Postgresql – Does READ COMMITTED always start over after serialization failures while SERIALIZABLE simply fails

performancepostgresqlpostgresql-performanceserializationversion control

On the PostgreSQL Concurrency With MVCC page, it says:

know what you’re thinking though: what about a two transactions updating the same row at the same time? This is where transaction isolation levels come in. Postgres basically supports two models that allow you to control how this situation should be handled. The default, READ COMMITTED, reads the row after the inital transaction has completed and then executes the statement. It basically starts over if the row changed while it was waiting. For instance, if you issue an UPDATE with a WHERE clause, the WHERE clause will rerun after the initial transaction commits, and the UPDATE takes place if the WHERE clause is still satisfied.
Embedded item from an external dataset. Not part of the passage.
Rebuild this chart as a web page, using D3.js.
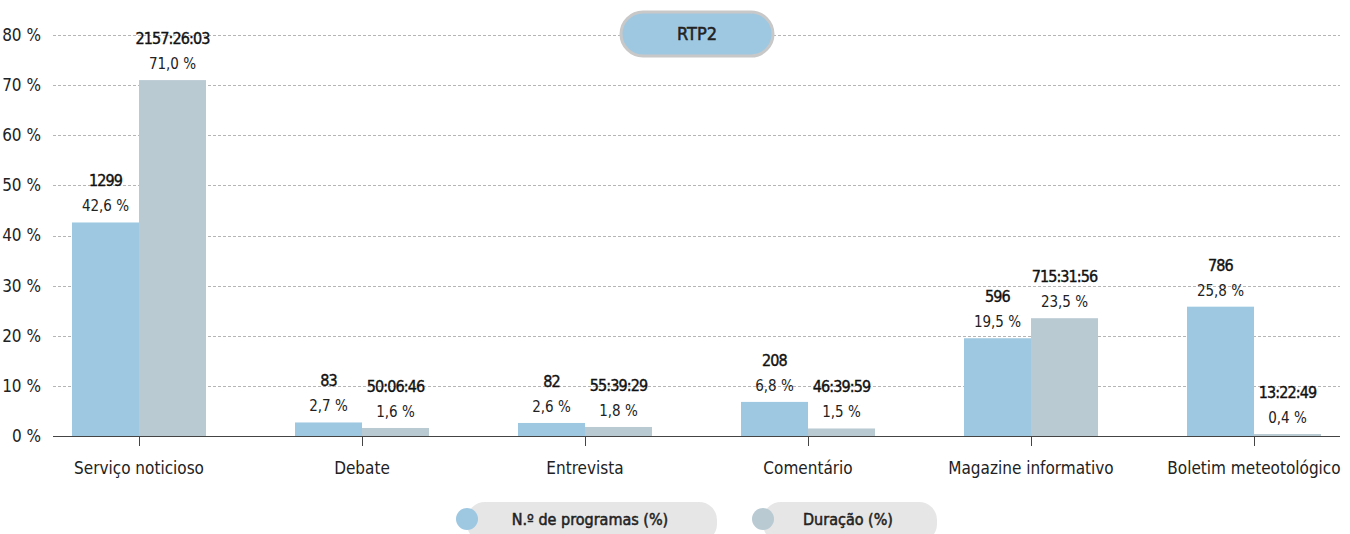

The docs seem to suggest that READ COMMITTED is still subject to failures and should be retried.

Can READ COMMITTED be set to indefinitely retry with the same atomicity as SERIAZLIZABLE?

Best Answer

Can READ COMMITTED be set to indefinitely retry with the same atomicity as SERIAZLIZABLE?

No.

READ COMMITTED doesn't retry. Neither does SERIALIZABLE. The application is expected to retry transactions that suffer deadlocks, serialization failures, etc.

That description in docs is very misleading, I'll raise it on the docs list. PostgreSQL doesn't "start over" in READ COMMITTED at all, like some other DBs (e.g. Oracle) do. Instead it waits until the row it's waiting for commits or rolls back. If the other tx commits PostgreSQL reads the updated row, checks that it still matches any WHERE clause or other predicate, and then continues execution. The details are a bit arcane, see EvalPlanQual in the sources.

In either READ COMMITTED or SERIALIZATION the application should be able to re-issue a transaction. READ COMMITTED transactions can fail in ways that will succeed on retry, including:

  • Deadlock detection due to lock upgrades, lock ordering issues, etc
  • Administrative query cancel requests
  • Administrative shutdown/restart of the DB
  • Unplanned crash/restart of the DB
  • Connectivity interruption
  • ... etc

SERIALIZABLE just adds some more failure cases.

Well written applications will cope with query failures and re-issue the transaction.